Close

Implementing xoshiro256** in PL/SQL

A long time ago I ported the Mersenne Twister pseudo-random number generator to pl/sql. That algorithm, and my port, are showing their age so I started looking at other generators. A newer approach is found in the xoshiro/xoroshiro family by David Blackman and Sebastiano Vigna found here.

I’ve chosen xoshiro256** as one of their “all-purpose, rock-solid
generators”
. Like the Mersenne Twister, the original source is written in c and utilizes numerous bit manipulations to generate new values from the prior ones.
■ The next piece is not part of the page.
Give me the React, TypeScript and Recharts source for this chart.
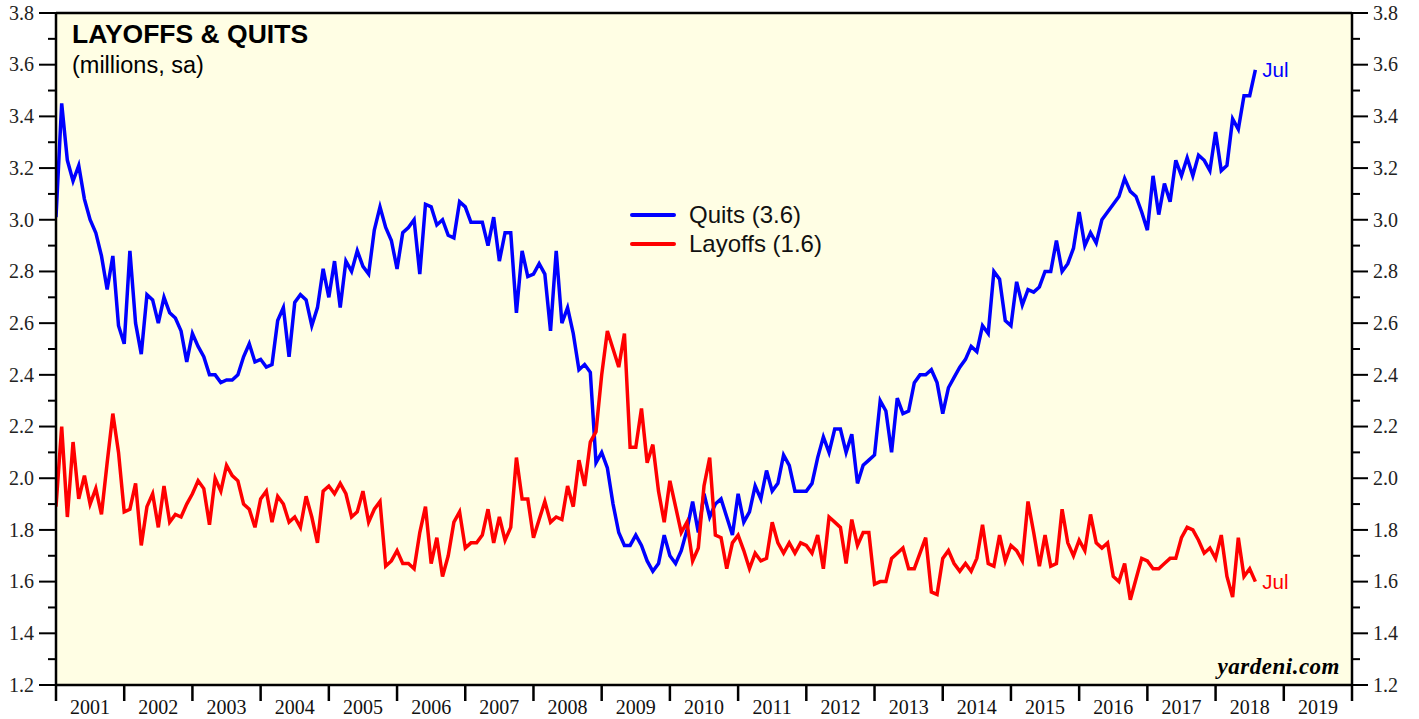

While PL/SQL has the BITAND function, it doesn’t have any others that directly apply to numeric types. It would have been possible to use RAW values and the UTL_RAW package, but I found it easier to keep true to the original implementation by creating my own bit-wise OR, XOR, shift, and rotation functions.
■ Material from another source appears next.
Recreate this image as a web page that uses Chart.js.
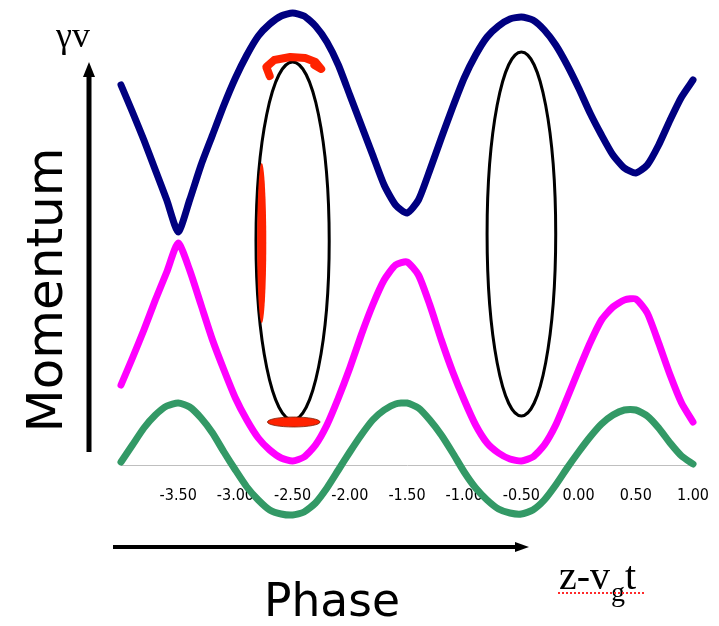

Implementing 64-bit integer subtype (almost)

Another complexity is that c has the uint64_t type. That is, a 64-bit unsigned integer. While PL/SQL NUMBER types can hold such values, their is no direct correlation. Ideally I would create an integer subtype constrained with a RANGE clause of 0..18446744073709551615 (2^64-1). However, there is no legal syntax to support that definition. As of 23ai, the RANGE clause only applies to subtypes of PLS_INTEGER which is, itself, limited to signed 32-bit values. So I settled for a 20-digit integer using:

SUBTYPE uint64_t IS NUMBER(20, 0)

Then, in my calculations I apply a 64-bit mask to ensure overflows are handled in a way that mimics the c uint64_t.

Bit-wise operators

As mentioned above, some of the c syntax has no corresponding pl/sql operator or function. In particular:

  • | – OR
  • ^ – XOR
  • << – Shift left
  • >> – Shift right

Fortunately, BITAND and arithmetic is sufficient to create OR and XOR. Multiplying or dividing by powers of 2 will replicate bit shifts left or right respectively.
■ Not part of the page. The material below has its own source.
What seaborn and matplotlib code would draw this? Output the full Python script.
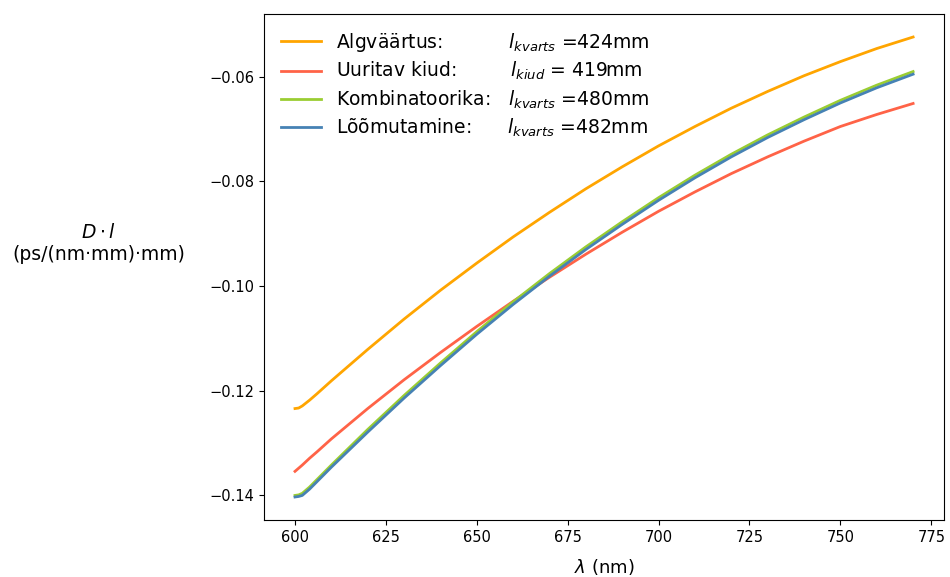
import numpy as np
import pandas as pd
import matplotlib
matplotlib.use("Agg")
import matplotlib.pyplot as plt
import seaborn as sns

wavelength = [600, 601, 602, 604, 606, 610, 620, 630, 640, 650, 660, 670, 680,
              690, 700, 710, 720, 730, 740, 750, 760, 770]

algvaartus = [-0.1234, -0.1233, -0.1229, -0.1218, -0.1206, -0.1181, -0.1121,
              -0.1063, -0.1008, -0.0956, -0.0906, -0.0859, -0.0814, -0.0772,
              -0.0732, -0.0695, -0.0660, -0.0628, -0.0598, -0.0571, -0.0546,
              -0.0524]
uuritav = [-0.1354, -0.1348, -0.1342, -0.1329, -0.1317, -0.1292, -0.1234,
           -0.1179, -0.1127, -0.1077, -0.1029, -0.0983, -0.0939, -0.0897,
           -0.0857, -0.0820, -0.0785, -0.0753, -0.0723, -0.0695, -0.0672,
           -0.0651]
kombinatoorika = [-0.1400, -0.1399, -0.1396, -0.1384, -0.1370, -0.1342,
                  -0.1274, -0.1209, -0.1147, -0.1087, -0.1030, -0.0976,
                  -0.0925, -0.0877, -0.0831, -0.0788, -0.0748, -0.0711,
                  -0.0677, -0.0645, -0.0616, -0.0590]
loomutamine = [-0.1403, -0.1402, -0.1400, -0.1388, -0.1374, -0.1346, -0.1279,
               -0.1214, -0.1152, -0.1092, -0.1035, -0.0981, -0.0930, -0.0882,
               -0.0836, -0.0793, -0.0753, -0.0716, -0.0682, -0.0650, -0.0621,
               -0.0595]

labels = [
    "Algväärtus:           $l_{kvarts}$ =424mm",
    "Uuritav kiud:         $l_{kiud}$ = 419mm",
    "Kombinatoorika:   $l_{kvarts}$ =480mm",
    "Lõõmutamine:      $l_{kvarts}$ =482mm",
]
colors = ["#FFA500", "#FF6347", "#9ACD32", "#4682B4"]
series = [algvaartus, uuritav, kombinatoorika, loomutamine]

frames = []
for lab, vals in zip(labels, series):
    frames.append(pd.DataFrame({"wl": wavelength, "val": vals, "series": lab}))
df = pd.concat(frames, ignore_index=True)

fig = plt.figure(figsize=(9.5, 5.77), dpi=100)
ax = fig.add_axes([0.278, 0.0988, 0.7157, 0.8769])

sns.lineplot(data=df, x="wl", y="val", hue="series", hue_order=labels,
             palette=colors, linewidth=2, ax=ax, sort=False)

ax.tick_params(axis="both", labelsize=10.5)
ax.set_xticks([600, 625, 650, 675, 700, 725, 750, 775])
ax.set_yticks([-0.14, -0.12, -0.10, -0.08, -0.06])
ax.set_xlabel(r"$\lambda$ (nm)", fontsize=13, labelpad=9)
ax.set_ylabel("$D \\cdot l$\n(ps/(nm·mm)·mm)", fontsize=13.5, rotation=0,
              ha="center", va="bottom")
ax.yaxis.set_label_coords(-0.243, 0.505)

leg = ax.legend(loc="upper left", frameon=False, fontsize=13.5,
                bbox_to_anchor=(0.0, 1.0), handlelength=2.13,
                labelspacing=0.33)

fig.savefig("out.png", dpi=100)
    FUNCTION bitor(p_a IN uint64_t, p_b IN uint64_t)
        RETURN uint64_t
    IS
    BEGIN
        RETURN BITAND(p_a + p_b - BITAND(p_a, p_b), c_64bitmask);
    END bitor;

    FUNCTION bitxor(p_a IN uint64_t, p_b IN uint64_t)
        RETURN uint64_t
    IS
    BEGIN
        RETURN BITAND((p_a + p_b) - (BITAND(p_a, p_b) * 2), c_64bitmask);
    END bitxor;

    FUNCTION shl64(p_n IN uint64_t, p_bits IN bits_t)
        RETURN uint64_t
    IS
    BEGIN
        -- Apply 64-bit mask to ensure results are within proper range
        RETURN CASE p_bits WHEN 0 THEN p_n ELSE BITAND(p_n * (2 ** p_bits), c_64bitmask) END;
    END shl64;

    FUNCTION shr64(p_n IN uint64_t, p_bits IN bits_t)
        RETURN uint64_t
    IS
    BEGIN
        -- Apply 64-bit mask to ensure results are within proper range
        RETURN CASE p_bits WHEN 0 THEN p_n ELSE BITAND(p_n / (2 ** p_bits), c_64bitmask) END;
    END shr64;

It wasn’t technically necessary to use a CASE for shifts of 0 bits, but it seemed more natural to capture that special case rather than force the extra math steps to produce a result we already knew. This is merely a preference on my part and both shl64 and shr64 could be simplified to let 0 run the same as any other shift value. Also of note, both of the shift functions apply the 64-bit mask to ensure there the results always fall in the intended 0-18446744073709551615 range.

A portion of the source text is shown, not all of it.